By Tom Marshall
In too many Mexican communities, the drug trade is one of few entrepreneurial avenues open to those who want to escape poverty. And when residents do start businesses, 80 percent of them fail within the first five years, according to some estimates.
In an attempt to spread the benefits of Guadalajara’s growing tech sector to a wider mix of its citizens, one of Mexico´s top private universities has created three “social incubators” designed to promote education and business-savvy among society´s least well off.
Head of the project is Jaime Reyes, who worked for Hewlett Packard for 22 years before becoming Executive Director of Sustainable Social Development at Guadalajara’s Tec De Monterrey.
“We started the social incubator back in 2007,” said Reyes. “The idea is to bring education and knowledge to different parts of the population.”
Four years down the line, the incubators are educating 2,000 people a year aged 16 and up from a wide cross-section of Guadalajara society. “We offer computing, English and courses about small business start-ups, finance, marketing and more,” said Adriana Lazo, Director of Sustainable Development at the “Tec.”
Professors and students from Tec de Monterrey give up their time to teach at the three education centers, with courses designed for people who haven´t had the opportunity to study at a high level before.
“I´m studying level one computing,” said 30-year-old policeman Pedro Navarro. “I decided to take the course because nowadays everything is computerized.”

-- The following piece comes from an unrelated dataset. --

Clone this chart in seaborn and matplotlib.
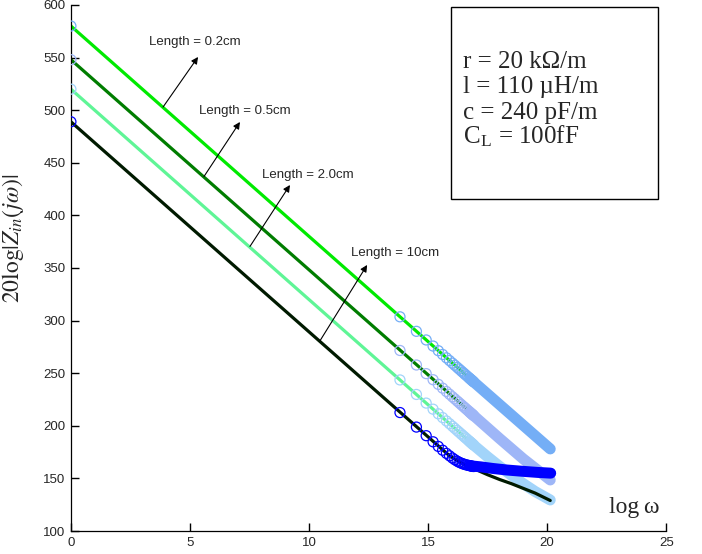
import matplotlib
matplotlib.use("Agg")
import matplotlib.pyplot as plt
import seaborn as sns
from matplotlib.patches import Rectangle

# ---------- data ----------
# solid (simulated) curves, one per line length
SIM_X_02 = [0.0, 20.13]
SIM_Y_02 = [580, 177.5]
SIM_X_05 = [0.0, 20.13]
SIM_Y_05 = [548, 146]
SIM_X_20 = [0.0, 16.52, 17.5, 18.5, 19.5, 20.13]
SIM_Y_20 = [520, 189.6, 170.5, 153, 137.5, 129.5]
SIM_X_10 = [0.0, 15.9, 16.5, 17.0, 17.5, 18.0, 18.5, 19.0, 19.5, 20.13]
SIM_Y_10 = [489, 171.5, 163.5, 158.5, 153.5, 149, 145, 140.5, 136, 129]

# analytic points (open circles), shared log(omega) positions
MK_X = [0.0, 13.82, 14.51, 14.92, 15.21, 15.43, 15.61, 15.77, 15.90,
        16.02, 16.12, 16.22, 16.30, 16.38, 16.45, 16.52, 16.58, 16.65,
        16.71, 16.76, 16.82, 16.86, 16.91]
MK_Y_02 = [580, 303.6, 289.8, 281.6, 275.8, 271.4, 267.8, 264.6, 262.0,
           259.6, 257.6, 255.6, 254.0, 252.4, 251.0, 249.6, 248.4, 247.0,
           245.8, 244.8, 243.6, 242.8, 241.8]
MK_Y_05 = [548, 271.6, 257.8, 249.6, 243.8, 239.4, 235.8, 232.6, 230.0,
           227.6, 225.6, 223.6, 222.0, 220.4, 219.0, 217.6, 216.4, 215.0,
           213.8, 212.8, 211.6, 210.8, 209.8]
MK_Y_20 = [520, 243.6, 229.8, 221.6, 215.8, 211.4, 207.8, 204.6, 202.0,
           199.6, 197.6, 195.6, 194.0, 192.4, 191.0, 189.6, 188.4, 187.0,
           185.8, 184.8, 183.6, 182.8, 181.8]
MK_Y_10 = [489, 212.6, 198.8, 190.6, 184.8, 180.4, 176.8, 173.8, 171.5,
           169.4, 167.8, 166.4, 165.4, 164.6, 164.0, 163.4, 163.0, 162.6,
           162.3, 162.0, 161.7, 161.5, 161.3]

# dense part of the analytic points (circles merge into a solid band)
BAND_X_02 = [16.76, 20.13]
BAND_Y_02 = [244.8, 178]
BAND_X_05 = [16.76, 18.0, 19.0, 20.13]
BAND_Y_05 = [212.8, 188, 168.5, 148.5]
BAND_X_20 = [16.76, 17.0, 17.5, 18.0, 18.5, 19.0, 19.5, 20.13]
BAND_Y_20 = [184.8, 180, 170.5, 161.5, 153, 145, 137.5, 129.5]
BAND_X_10 = [16.76, 17.2, 17.7, 18.3, 19.0, 19.6, 20.15]
BAND_Y_10 = [162.0, 161, 159.5, 158, 156.7, 155.7, 155]

LENGTH_LABELS = ["Length = 0.2cm", "Length = 0.5cm", "Length = 2.0cm", "Length = 10cm"]
PARAM_LINES = ["r = 20 k\u03a9/m", "l = 110 \u00b5H/m", "c = 240 pF/m",
               r"C$_\mathregular{L}$ = 100fF"]

X_TICKS = [0, 5, 10, 15, 20, 25]
Y_TICKS = [100, 150, 200, 250, 300, 350, 400, 450, 500, 550, 600]

# ---------- style ----------
LINE_COLORS = ["#00ea00", "#007d00", "#5ff596", "#001a00"]
MK_COLORS = ["#74aef6", "#9eb6f7", "#a2d4fa", "#0000ff"]

sns.set_style("ticks")
plt.rcParams["font.family"] = ["Liberation Sans", "DejaVu Sans"]
plt.rcParams["mathtext.fontset"] = "stix"
plt.rcParams["mathtext.rm"] = "Liberation Serif"

fig = plt.figure(figsize=(7.02, 5.54), dpi=100)
ax = fig.add_axes([0.101, 0.0415, 0.848, 0.9495])

sims = [(SIM_X_02, SIM_Y_02), (SIM_X_05, SIM_Y_05), (SIM_X_20, SIM_Y_20), (SIM_X_10, SIM_Y_10)]
marks = [MK_Y_02, MK_Y_05, MK_Y_20, MK_Y_10]
bands = [(BAND_X_02, BAND_Y_02), (BAND_X_05, BAND_Y_05), (BAND_X_20, BAND_Y_20), (BAND_X_10, BAND_Y_10)]

for i in range(4):
    z = 4 if i == 3 else 2
    sx, sy = sims[i]
    sns.lineplot(x=sx, y=sy, ax=ax, color=LINE_COLORS[i], linewidth=2.3,
                 sort=False, estimator=None, zorder=z)

for i in range(4):
    z = 5 if i == 3 else 3
    bx, by = bands[i]
    sns.lineplot(x=bx, y=by, ax=ax, color=MK_COLORS[i], linewidth=7.9,
                 sort=False, estimator=None, solid_capstyle="round",
                 solid_joinstyle="round", zorder=z)
    ax.scatter(MK_X, marks[i], s=52, facecolors="none",
               edgecolors=MK_COLORS[i], linewidths=0.9, zorder=z)

# arrows from each curve to its label
arrow_tails = [(3.87, 503), (5.59, 437), (7.52, 370.5), (10.46, 280.8)]
arrow_heads = [(5.34, 550.6), (7.10, 488.8), (9.20, 428.9), (12.44, 352.9)]
label_pos = [(5.21, 564.8), (7.31, 499.2), (9.96, 438.4), (13.61, 364.3)]
for lab, t, h, p in zip(LENGTH_LABELS, arrow_tails, arrow_heads, label_pos):
    ax.annotate("", xy=h, xytext=t,
                arrowprops=dict(arrowstyle="-|>", color="black", lw=0.8,
                                mutation_scale=10, shrinkA=0, shrinkB=0),
                zorder=6)
    ax.text(p[0], p[1], lab, ha="center", va="center", fontsize=9.5, zorder=6)

# parameter box
ax.add_patch(Rectangle((0.638, 0.631), 0.3486, 0.3658, transform=ax.transAxes,
                       fill=False, edgecolor="black", linewidth=1.0, zorder=6))
for txt, yb in zip(PARAM_LINES, [0.8808, 0.8327, 0.7842, 0.7357]):
    ax.text(0.659, yb, txt, transform=ax.transAxes, ha="left", va="baseline",
            fontsize=18, family="Liberation Serif", zorder=6)

ax.set_xlim(0, 25)
ax.set_ylim(100, 600)
ax.set_xticks(X_TICKS)
ax.set_yticks(Y_TICKS)
ax.tick_params(direction="in", length=6, width=1.0, color="black",
               labelsize=9.5, pad=4)
sns.despine(ax=ax)
for s in ["left", "bottom"]:
    ax.spines[s].set_linewidth(0.9)
    ax.spines[s].set_color("black")

ax.set_ylabel(r"$\mathrm{20log}|Z_{in}(j\omega)|$", fontsize=17)
ax.yaxis.set_label_coords(-0.075, 0.557)
ax.set_xlabel("")
ax.text(23.66, 121.9, "log\u2009\u03c9", ha="center", va="center", fontsize=17,
        family="Liberation Serif")

fig.savefig("out.png", dpi=100)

Like many of the students, Navarro sees the courses as a means to advance themselves at a cost that is affordable to those in the working class neighborhoods where the incubators are located. The costs (19-55USD$) for a three month course are in the reach of the vast majority of the population, and a diploma at the end of the course from the prestigious institution can help in the search for work or a promotion.
“I´ve always wanted to continue studying,” explained English student Alma. “The costs are very low and the level is magnificent.”
Since opening the first center, there have been a number of success stories, especially in terms of helping small businesses grow.
“Here in Mexico we have a very high rate of start-ups failing,” said Alondra Huezo, coordinator of the three social incubators. “What we look to do is strengthen the businesses so they can move forward.”
One example is a family that sold orthopedic products in a really small shop that “had a lot of drive to get the business to grow,” said Huezo. “They knew a lot about the product but didn´t have a clue about how to structure the business and who to sell it to.
So we studied it and realized they had to focus on another niche part of the market and not to sell straight to the consumer but to bigger companies that would buy in bulk.”
The result was exponential growth, a doubling of revenue and the need for added workers.
Tec de Monterrey economics professor Andrea Hernandez believes success stories like these are the start of getting people off the bottom rung of the economic ladder.
“It is very important because it is a great opportunity to generate new jobs or at least help enterprises maintain themselves,” said Hernandez, who also teaches business classes at the social incubator. “I think it´s a great opportunity to help people.”
Tec de Monterrey students come to teach the classes alongside professors from the university. “If I talk about the experience, I´d describe it as gratifying,” said Roberto Roa, a 22-year-old Tec student already running a consultancy business. “You are helping someone who really needs it and didn´t have the opportunity to study at a huge university.”